Rows from a dataset of charts and code
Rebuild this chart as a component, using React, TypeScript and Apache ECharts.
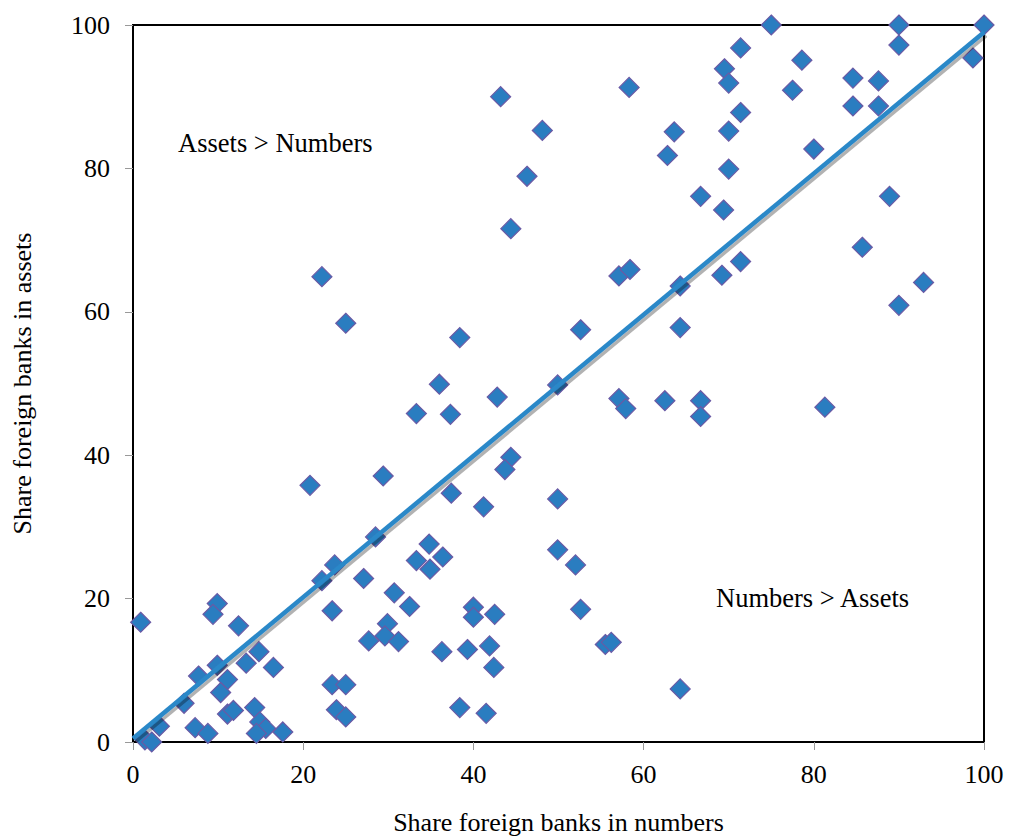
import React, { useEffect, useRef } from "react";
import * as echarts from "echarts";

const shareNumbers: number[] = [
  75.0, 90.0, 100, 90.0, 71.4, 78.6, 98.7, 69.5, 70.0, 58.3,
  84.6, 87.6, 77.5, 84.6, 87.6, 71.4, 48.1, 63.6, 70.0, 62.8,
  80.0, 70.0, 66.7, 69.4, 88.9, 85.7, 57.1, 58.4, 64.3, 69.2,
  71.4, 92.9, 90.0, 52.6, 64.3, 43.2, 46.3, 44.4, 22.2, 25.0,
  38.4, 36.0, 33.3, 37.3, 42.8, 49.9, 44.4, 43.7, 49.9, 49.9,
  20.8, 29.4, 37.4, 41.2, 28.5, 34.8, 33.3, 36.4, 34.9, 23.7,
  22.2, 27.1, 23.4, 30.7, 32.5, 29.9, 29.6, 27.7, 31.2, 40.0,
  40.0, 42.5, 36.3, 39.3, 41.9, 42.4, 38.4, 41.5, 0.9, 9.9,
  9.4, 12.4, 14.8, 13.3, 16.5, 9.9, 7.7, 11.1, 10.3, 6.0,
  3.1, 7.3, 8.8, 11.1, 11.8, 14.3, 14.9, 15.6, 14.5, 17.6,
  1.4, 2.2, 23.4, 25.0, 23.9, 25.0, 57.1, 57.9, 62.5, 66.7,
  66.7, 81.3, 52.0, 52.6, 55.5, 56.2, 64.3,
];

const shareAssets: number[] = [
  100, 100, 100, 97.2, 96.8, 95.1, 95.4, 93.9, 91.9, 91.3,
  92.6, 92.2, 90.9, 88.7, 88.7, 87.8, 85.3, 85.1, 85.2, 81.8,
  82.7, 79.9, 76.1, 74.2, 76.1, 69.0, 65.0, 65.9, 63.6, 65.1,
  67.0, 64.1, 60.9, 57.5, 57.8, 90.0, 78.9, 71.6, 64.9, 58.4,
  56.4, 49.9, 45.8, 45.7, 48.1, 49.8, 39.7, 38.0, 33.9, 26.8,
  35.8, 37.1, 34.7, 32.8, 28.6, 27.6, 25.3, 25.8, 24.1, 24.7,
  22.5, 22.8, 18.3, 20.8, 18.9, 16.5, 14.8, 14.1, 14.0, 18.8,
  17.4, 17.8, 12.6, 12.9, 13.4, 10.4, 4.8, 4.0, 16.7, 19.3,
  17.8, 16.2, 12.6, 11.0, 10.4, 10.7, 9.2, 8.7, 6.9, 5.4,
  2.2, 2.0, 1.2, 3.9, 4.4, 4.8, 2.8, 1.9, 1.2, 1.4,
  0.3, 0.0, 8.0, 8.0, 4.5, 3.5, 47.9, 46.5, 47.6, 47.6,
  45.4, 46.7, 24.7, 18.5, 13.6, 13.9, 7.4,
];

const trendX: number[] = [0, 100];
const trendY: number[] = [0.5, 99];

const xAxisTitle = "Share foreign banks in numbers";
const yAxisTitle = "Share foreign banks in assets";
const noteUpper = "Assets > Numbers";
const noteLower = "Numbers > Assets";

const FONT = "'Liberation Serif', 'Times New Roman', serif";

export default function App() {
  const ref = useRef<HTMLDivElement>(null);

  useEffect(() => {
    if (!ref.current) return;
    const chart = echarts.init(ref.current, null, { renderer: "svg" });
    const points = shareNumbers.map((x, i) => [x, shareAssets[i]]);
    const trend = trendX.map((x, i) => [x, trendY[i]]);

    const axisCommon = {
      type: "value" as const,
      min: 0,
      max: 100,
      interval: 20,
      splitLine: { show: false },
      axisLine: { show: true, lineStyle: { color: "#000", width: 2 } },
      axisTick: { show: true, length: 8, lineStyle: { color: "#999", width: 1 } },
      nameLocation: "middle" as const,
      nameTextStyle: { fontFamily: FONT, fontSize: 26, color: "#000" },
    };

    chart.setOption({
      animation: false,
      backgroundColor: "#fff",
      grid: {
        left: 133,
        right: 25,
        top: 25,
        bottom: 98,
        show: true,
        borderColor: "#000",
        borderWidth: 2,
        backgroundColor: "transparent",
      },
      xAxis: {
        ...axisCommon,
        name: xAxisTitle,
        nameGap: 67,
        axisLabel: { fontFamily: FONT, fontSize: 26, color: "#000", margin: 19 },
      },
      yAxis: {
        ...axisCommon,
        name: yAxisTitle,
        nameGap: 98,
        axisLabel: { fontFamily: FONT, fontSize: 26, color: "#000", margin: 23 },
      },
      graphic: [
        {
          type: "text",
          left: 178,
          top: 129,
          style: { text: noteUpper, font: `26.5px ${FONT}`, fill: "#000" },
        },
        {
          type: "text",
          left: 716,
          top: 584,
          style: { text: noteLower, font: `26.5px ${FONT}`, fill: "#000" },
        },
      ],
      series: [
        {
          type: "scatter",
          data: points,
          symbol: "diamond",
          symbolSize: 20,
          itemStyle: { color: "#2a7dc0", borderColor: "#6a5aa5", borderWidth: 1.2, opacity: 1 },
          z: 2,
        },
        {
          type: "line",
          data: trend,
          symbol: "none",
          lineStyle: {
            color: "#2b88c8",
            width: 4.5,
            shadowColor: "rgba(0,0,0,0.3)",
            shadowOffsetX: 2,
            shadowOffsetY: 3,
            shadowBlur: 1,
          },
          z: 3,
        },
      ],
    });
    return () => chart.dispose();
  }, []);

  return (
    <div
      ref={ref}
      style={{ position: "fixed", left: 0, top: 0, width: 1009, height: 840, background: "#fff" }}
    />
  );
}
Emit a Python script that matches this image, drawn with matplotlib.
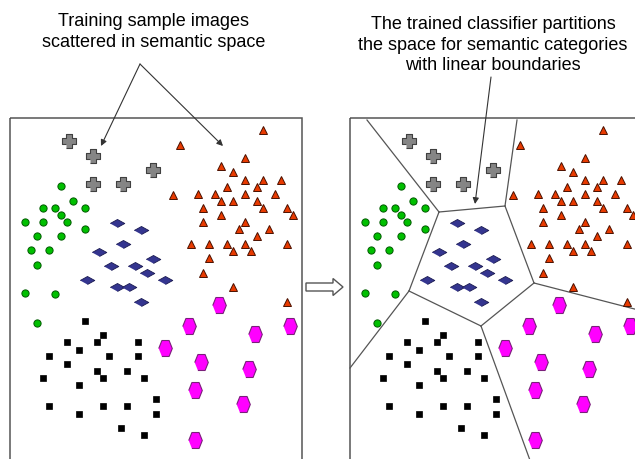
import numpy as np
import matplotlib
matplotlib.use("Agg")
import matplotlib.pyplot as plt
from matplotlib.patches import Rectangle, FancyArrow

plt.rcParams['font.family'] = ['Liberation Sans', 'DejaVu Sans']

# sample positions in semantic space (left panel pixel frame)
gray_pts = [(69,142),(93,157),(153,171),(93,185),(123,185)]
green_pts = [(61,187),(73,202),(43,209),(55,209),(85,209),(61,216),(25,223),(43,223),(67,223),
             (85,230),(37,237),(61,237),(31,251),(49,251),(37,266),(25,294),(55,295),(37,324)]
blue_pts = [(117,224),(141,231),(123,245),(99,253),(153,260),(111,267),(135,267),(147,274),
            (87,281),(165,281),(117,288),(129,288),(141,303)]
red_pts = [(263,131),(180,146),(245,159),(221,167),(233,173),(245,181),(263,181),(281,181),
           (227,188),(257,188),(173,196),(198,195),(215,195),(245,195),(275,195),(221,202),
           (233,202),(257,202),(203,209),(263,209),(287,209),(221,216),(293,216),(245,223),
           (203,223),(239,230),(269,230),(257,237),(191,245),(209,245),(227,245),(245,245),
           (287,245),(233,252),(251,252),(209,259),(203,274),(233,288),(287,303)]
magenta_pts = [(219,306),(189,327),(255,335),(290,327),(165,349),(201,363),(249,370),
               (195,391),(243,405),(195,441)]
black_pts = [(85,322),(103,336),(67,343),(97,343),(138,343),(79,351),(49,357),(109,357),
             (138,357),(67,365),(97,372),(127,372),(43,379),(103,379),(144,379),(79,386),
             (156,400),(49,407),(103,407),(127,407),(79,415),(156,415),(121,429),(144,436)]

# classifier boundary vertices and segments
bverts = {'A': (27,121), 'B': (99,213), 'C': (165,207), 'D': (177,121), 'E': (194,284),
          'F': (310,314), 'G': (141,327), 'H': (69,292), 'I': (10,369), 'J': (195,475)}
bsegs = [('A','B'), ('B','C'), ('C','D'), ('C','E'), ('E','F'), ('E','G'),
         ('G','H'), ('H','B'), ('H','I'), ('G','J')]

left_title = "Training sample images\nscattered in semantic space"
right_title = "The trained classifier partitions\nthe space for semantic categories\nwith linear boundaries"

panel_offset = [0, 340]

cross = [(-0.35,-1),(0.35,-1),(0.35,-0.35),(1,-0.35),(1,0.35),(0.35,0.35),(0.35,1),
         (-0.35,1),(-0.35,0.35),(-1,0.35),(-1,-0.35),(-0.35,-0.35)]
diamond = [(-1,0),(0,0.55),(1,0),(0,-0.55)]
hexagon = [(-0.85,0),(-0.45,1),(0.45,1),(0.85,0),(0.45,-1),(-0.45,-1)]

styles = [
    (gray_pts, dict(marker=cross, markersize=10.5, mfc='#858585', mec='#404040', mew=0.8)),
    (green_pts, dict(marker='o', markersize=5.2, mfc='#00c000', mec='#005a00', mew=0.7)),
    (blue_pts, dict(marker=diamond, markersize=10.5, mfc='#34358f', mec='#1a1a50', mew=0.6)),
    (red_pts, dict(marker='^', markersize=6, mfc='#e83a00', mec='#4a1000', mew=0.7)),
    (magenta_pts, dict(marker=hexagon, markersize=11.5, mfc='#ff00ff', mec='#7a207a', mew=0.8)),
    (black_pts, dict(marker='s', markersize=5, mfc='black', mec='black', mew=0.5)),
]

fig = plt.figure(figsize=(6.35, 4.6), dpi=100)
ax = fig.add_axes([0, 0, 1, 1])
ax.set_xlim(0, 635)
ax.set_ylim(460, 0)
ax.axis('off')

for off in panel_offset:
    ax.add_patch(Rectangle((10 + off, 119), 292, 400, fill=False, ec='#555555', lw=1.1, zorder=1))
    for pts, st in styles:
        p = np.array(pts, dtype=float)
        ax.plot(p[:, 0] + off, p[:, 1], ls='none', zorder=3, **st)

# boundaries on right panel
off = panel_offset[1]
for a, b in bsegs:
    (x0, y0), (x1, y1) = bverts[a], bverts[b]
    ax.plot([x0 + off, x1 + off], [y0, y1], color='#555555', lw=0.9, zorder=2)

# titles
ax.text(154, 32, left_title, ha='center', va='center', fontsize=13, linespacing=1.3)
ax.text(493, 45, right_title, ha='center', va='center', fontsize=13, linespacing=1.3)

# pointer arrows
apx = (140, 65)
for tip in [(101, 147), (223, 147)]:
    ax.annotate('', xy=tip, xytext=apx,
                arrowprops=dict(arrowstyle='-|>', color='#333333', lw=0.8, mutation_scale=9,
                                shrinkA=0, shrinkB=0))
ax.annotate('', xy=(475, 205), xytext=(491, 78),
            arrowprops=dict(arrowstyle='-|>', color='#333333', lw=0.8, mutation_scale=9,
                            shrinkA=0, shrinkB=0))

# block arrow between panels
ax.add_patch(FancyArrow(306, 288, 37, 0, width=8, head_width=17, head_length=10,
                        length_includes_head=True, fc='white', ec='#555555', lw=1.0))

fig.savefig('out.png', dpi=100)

→ What you have to do
Omit the pictures, then repeat exactly each line from the beginning of the listing through the line with "import * as".

→ Exercise output
Rebuild this chart as a component, using React, TypeScript and Apache ECharts.
import React, { useEffect, useRef } from "react";
import * as echarts from "echarts";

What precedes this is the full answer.